Outro reflexo inevitável será nas contas da Infraero. Em 2008, dos R$ 2,526 bilhões da receita operacional bruta da estatal, cerca de 24% foram provenientes do movimento de cargas. Por razões comerciais, o diretor não revela a receita com cargas neste ano, mas antecipa que a participação caiu para 20% do total. Nicácio diz que essa queda tem sido compensada até agora pelo aumento da receita comercial, de 11% de janeiro a maio de 2009, com a locação de espaços nos aeroportos.
Diante das perspectivas de reaquecimento da economia, a ABSA, que detém 26% do transporte de cargas no país, acredita na volta do crescimento para o segmento de cargas aéreas no último trimestre.

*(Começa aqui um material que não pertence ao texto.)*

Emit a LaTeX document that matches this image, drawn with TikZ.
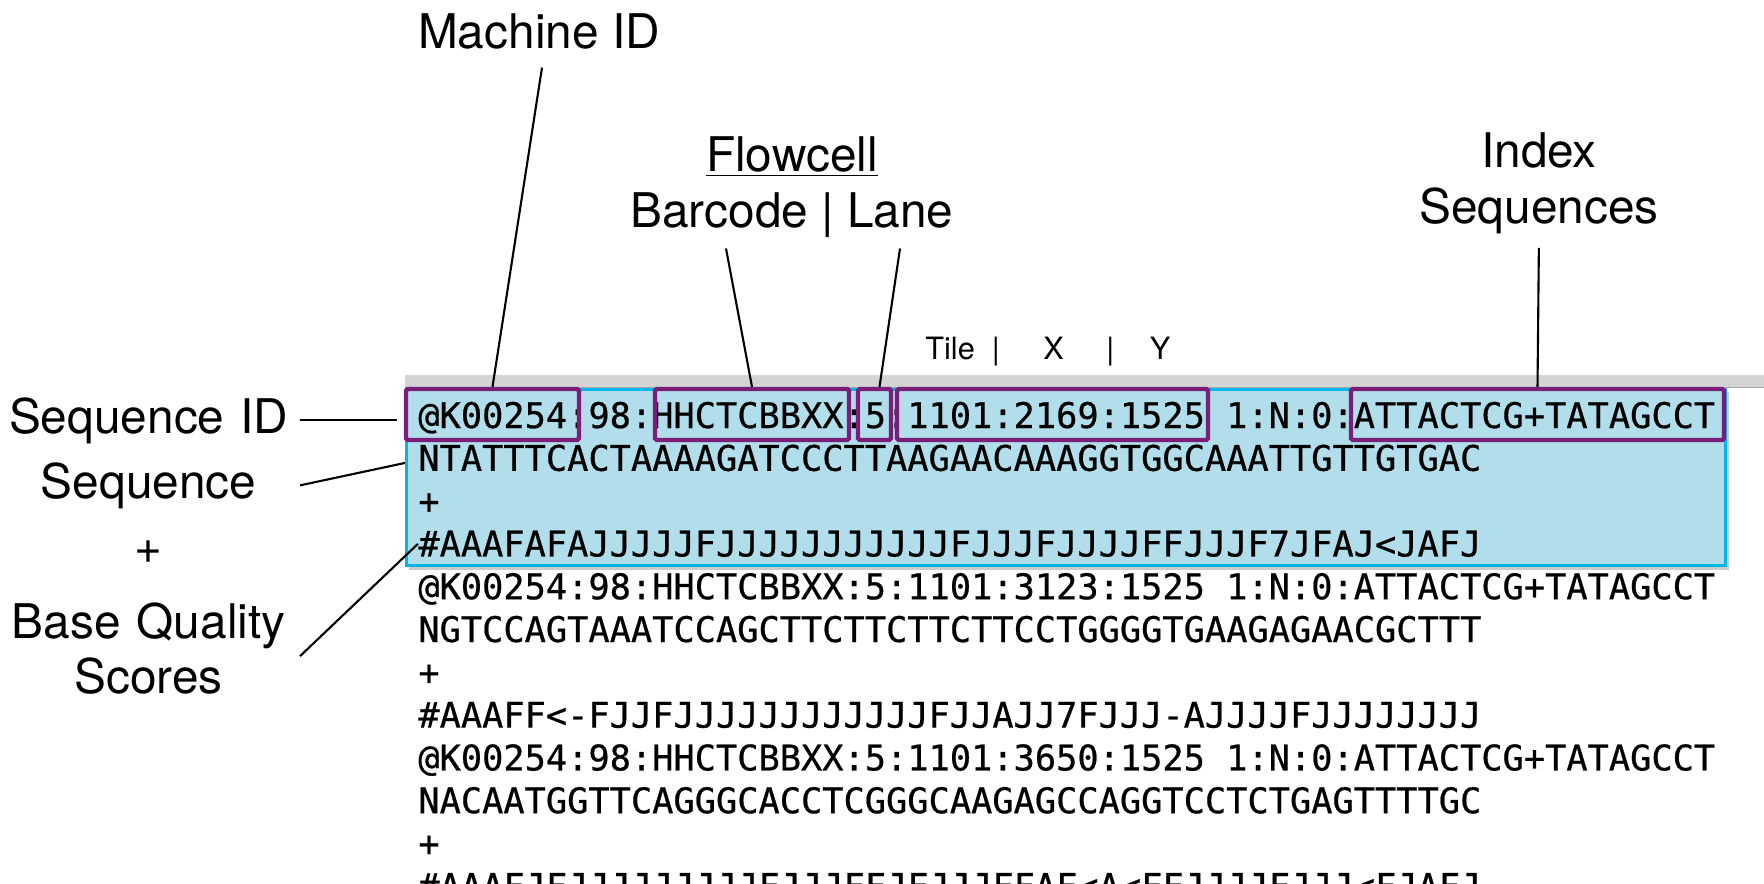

A expectativa da Infraero é a mesma. "Mas para retomar os níveis pré-crise, só daqui a dois anos, com sorte", pondera Silva, dosando as previsões mais otimistas de recuperação.
Apesar de a estatal dos aeroportos garantir que não há estrangulamento da infraestrutura para a movimentação de cargas, a crise deu mais folga para a maturação de investimentos em novos terminais. A Infraero inaugurou recentemente seu 34º terminal de cargas (Teca), em Porto Velho. Em 2009, R$ 64 milhões estão sendo aplicados nesse segmento. Os investimentos incluem reformas, ampliações e compra de equipamentos, como empilhadeiras, balanças, câmaras frigoríficas e transelevadores.
Há boas perspectivas de concluir neste ano a reforma dos terminais 1 e 2 de Manaus, segundo Nicácio. Ele também aposta na entrega das obras de novos terminais em Fortaleza e Curitiba (ainda em 2009), e em Brasília, Goiânia e Porto Alegre (2010).
O diretor adianta que apresentará à Agência Nacional de Aviação Civil (Anac) um pedido de permissão para flexibilizar as tarifas de armazenagem e capatazia cobradas pela Infraero. Hoje a estatal tem de uniformizar os preços e não pode negociar descontos com grandes clientes, o que dá munição aos concorrentes pelo alfandegamento. Outro problema é a exigência de dupla cobrança das tarifas para cargas internacionais que entram por exemplo, por Guarulhos ou Campinas e depois seguem para terminais de cargas no interior do país. "Estamos amarrados", afirma Nicácio, explicando que as mudanças precisam ser avaliadas pela Anac, que regula o setor.
Para ele, as alterações são cruciais para avançar na conquista de mais cargas domésticas. Os maiores competidores da Infraero nesse mercado têm sido as estações aduaneiras, ou "portos secos", responsáveis pelo desembaraço aduaneiro. Nesses casos, a estatal tem bem menos receitas do que quando os produtos são desembaraçados e mantidos em seus terminais.